Instructions for the task:
Retype, exactly as they stand, the lines from the start of the data to the line that contains "0, 2], [-2, 3, 2]];", both ends included. Leave the pictures out.

_ _ _ _

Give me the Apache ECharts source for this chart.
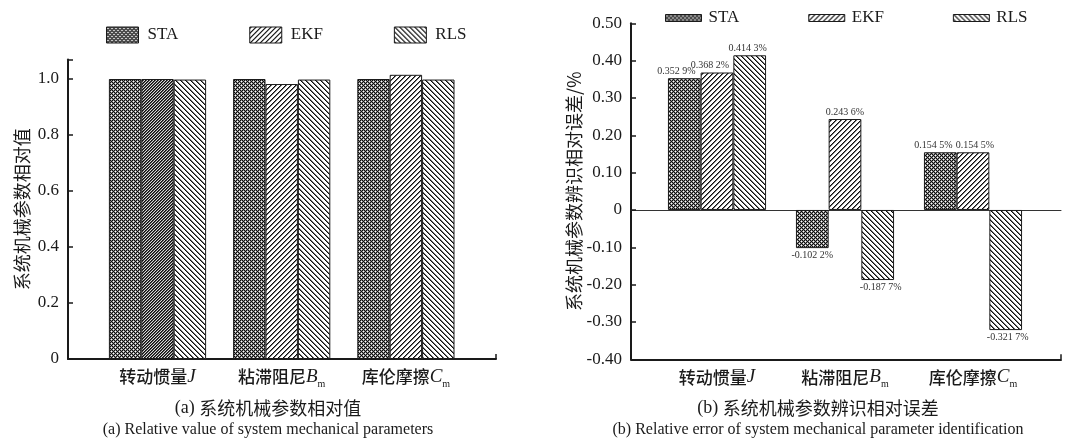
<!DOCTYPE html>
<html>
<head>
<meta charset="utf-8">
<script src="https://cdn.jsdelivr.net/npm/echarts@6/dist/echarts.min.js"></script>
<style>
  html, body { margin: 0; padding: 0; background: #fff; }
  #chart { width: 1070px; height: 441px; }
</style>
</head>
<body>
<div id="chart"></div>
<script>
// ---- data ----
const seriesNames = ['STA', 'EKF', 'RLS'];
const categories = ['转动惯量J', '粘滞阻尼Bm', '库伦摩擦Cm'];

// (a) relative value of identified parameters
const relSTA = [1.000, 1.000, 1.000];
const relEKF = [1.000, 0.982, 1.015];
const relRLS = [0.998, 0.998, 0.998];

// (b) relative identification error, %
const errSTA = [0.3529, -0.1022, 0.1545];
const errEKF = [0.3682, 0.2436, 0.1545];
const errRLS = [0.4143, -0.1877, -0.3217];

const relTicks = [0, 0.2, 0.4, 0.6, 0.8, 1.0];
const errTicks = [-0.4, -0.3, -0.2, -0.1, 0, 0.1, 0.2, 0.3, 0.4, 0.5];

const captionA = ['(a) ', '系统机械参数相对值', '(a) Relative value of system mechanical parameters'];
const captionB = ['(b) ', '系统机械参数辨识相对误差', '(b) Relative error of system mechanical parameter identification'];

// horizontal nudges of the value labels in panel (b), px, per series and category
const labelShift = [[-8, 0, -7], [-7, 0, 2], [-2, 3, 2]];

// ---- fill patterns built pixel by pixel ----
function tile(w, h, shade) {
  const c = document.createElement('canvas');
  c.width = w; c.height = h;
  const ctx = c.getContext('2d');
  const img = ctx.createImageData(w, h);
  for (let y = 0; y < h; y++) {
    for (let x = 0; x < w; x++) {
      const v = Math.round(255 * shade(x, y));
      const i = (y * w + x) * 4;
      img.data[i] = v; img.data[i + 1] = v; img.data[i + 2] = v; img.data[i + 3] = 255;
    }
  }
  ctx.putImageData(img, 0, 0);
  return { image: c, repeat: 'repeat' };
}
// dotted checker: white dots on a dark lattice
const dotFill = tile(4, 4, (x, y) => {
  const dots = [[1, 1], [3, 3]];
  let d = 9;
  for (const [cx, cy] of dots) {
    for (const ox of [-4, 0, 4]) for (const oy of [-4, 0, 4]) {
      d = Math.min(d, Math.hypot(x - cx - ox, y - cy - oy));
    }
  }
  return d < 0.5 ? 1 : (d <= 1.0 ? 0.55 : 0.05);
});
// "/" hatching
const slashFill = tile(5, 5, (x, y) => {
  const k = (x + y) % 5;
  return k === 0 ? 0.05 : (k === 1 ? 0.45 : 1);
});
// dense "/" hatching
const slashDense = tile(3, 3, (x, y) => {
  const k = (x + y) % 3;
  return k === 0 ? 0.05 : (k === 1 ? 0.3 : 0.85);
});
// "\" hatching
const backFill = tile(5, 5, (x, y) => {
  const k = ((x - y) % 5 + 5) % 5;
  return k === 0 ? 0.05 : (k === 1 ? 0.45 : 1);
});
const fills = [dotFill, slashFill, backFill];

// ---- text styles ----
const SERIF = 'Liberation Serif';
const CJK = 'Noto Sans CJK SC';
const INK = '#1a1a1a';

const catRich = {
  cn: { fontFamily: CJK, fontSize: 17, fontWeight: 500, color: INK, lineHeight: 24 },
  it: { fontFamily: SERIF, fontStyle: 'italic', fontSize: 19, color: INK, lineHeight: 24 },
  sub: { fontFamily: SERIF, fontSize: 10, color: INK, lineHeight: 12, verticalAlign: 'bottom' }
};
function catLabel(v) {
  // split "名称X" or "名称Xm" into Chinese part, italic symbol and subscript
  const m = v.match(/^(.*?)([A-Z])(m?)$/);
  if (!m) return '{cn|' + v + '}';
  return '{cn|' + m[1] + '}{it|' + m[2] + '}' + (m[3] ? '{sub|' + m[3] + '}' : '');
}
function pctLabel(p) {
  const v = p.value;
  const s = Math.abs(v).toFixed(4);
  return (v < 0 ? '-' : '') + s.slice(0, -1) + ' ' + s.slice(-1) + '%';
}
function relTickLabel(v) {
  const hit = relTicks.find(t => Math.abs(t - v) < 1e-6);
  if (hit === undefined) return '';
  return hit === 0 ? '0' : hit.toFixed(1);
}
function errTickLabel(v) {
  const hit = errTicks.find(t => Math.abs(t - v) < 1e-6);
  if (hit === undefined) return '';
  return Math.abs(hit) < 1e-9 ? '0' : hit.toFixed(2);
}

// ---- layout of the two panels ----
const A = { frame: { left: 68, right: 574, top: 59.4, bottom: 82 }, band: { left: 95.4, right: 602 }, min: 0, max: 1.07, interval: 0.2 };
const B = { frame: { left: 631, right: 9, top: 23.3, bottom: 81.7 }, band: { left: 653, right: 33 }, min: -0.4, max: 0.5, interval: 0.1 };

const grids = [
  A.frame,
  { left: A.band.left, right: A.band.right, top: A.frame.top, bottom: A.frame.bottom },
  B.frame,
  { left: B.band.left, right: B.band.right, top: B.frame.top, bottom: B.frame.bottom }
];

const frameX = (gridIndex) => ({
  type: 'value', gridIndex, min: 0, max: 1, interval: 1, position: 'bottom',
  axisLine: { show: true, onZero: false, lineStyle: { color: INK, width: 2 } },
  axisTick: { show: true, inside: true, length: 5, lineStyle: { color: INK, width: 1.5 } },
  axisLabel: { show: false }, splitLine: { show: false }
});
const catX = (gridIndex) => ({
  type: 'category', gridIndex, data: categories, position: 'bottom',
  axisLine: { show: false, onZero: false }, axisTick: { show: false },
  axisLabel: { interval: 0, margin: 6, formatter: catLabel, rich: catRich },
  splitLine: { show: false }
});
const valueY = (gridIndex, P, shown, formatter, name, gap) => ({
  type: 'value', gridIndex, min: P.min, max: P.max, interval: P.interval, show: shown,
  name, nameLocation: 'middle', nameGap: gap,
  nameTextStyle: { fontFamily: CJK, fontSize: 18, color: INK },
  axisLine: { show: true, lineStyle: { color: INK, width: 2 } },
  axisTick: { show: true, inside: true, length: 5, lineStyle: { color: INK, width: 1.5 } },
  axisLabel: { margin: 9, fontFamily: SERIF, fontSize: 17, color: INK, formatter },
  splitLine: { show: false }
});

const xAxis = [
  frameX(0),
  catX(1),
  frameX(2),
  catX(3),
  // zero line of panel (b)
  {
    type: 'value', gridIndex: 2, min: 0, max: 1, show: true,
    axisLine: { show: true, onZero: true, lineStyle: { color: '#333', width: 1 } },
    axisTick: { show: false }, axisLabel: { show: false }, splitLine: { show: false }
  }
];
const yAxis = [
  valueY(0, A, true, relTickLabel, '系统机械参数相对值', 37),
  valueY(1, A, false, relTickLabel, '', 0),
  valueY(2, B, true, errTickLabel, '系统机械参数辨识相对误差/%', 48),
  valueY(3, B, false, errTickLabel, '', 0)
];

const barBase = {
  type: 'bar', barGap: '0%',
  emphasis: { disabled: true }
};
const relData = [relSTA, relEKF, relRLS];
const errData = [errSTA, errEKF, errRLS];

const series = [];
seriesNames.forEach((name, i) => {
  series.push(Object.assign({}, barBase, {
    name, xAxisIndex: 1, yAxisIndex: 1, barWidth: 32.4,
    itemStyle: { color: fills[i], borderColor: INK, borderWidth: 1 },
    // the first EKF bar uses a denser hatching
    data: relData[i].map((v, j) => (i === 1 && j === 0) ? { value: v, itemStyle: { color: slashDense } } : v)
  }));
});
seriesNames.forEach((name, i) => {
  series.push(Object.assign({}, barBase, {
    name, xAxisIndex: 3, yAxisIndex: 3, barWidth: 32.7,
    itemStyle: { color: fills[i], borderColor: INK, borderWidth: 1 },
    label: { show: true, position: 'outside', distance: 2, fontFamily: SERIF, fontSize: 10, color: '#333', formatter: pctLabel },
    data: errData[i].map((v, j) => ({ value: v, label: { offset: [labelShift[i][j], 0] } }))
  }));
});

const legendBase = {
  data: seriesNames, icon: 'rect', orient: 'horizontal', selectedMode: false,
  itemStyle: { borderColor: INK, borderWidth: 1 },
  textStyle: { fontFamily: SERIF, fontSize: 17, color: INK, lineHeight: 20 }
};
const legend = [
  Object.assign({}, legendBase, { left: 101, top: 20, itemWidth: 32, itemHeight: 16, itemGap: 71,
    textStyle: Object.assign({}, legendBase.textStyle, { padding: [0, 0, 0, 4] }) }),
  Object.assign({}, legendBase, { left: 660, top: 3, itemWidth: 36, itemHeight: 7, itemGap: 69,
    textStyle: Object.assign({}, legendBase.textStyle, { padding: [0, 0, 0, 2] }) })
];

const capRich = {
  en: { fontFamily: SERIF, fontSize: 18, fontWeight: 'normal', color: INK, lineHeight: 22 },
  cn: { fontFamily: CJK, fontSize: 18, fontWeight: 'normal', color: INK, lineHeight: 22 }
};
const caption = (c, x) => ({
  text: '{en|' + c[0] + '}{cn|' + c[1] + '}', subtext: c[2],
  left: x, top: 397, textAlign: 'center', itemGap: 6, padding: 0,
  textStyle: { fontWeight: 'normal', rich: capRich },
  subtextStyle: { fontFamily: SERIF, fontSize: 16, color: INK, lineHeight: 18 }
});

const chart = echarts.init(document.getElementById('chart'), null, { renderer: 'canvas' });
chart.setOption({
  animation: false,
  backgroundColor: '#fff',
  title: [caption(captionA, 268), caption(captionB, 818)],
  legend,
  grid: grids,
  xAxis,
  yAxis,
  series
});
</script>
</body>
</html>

_ _ _ _

Result of the exercise:
Give me the Apache ECharts source for this chart.
<!DOCTYPE html>
<html>
<head>
<meta charset="utf-8">
<script src="https://cdn.jsdelivr.net/npm/echarts@6/dist/echarts.min.js"></script>
<style>
  html, body { margin: 0; padding: 0; background: #fff; }
  #chart { width: 1070px; height: 441px; }
</style>
</head>
<body>
<div id="chart"></div>
<script>
// ---- data ----
const seriesNames = ['STA', 'EKF', 'RLS'];
const categories = ['转动惯量J', '粘滞阻尼Bm', '库伦摩擦Cm'];

// (a) relative value of identified parameters
const relSTA = [1.000, 1.000, 1.000];
const relEKF = [1.000, 0.982, 1.015];
const relRLS = [0.998, 0.998, 0.998];

// (b) relative identification error, %
const errSTA = [0.3529, -0.1022, 0.1545];
const errEKF = [0.3682, 0.2436, 0.1545];
const errRLS = [0.4143, -0.1877, -0.3217];

const relTicks = [0, 0.2, 0.4, 0.6, 0.8, 1.0];
const errTicks = [-0.4, -0.3, -0.2, -0.1, 0, 0.1, 0.2, 0.3, 0.4, 0.5];

const captionA = ['(a) ', '系统机械参数相对值', '(a) Relative value of system mechanical parameters'];
const captionB = ['(b) ', '系统机械参数辨识相对误差', '(b) Relative error of system mechanical parameter identification'];

// horizontal nudges of the value labels in panel (b), px, per series and category
const labelShift = [[-8, 0, -7], [-7, 0, 2], [-2, 3, 2]];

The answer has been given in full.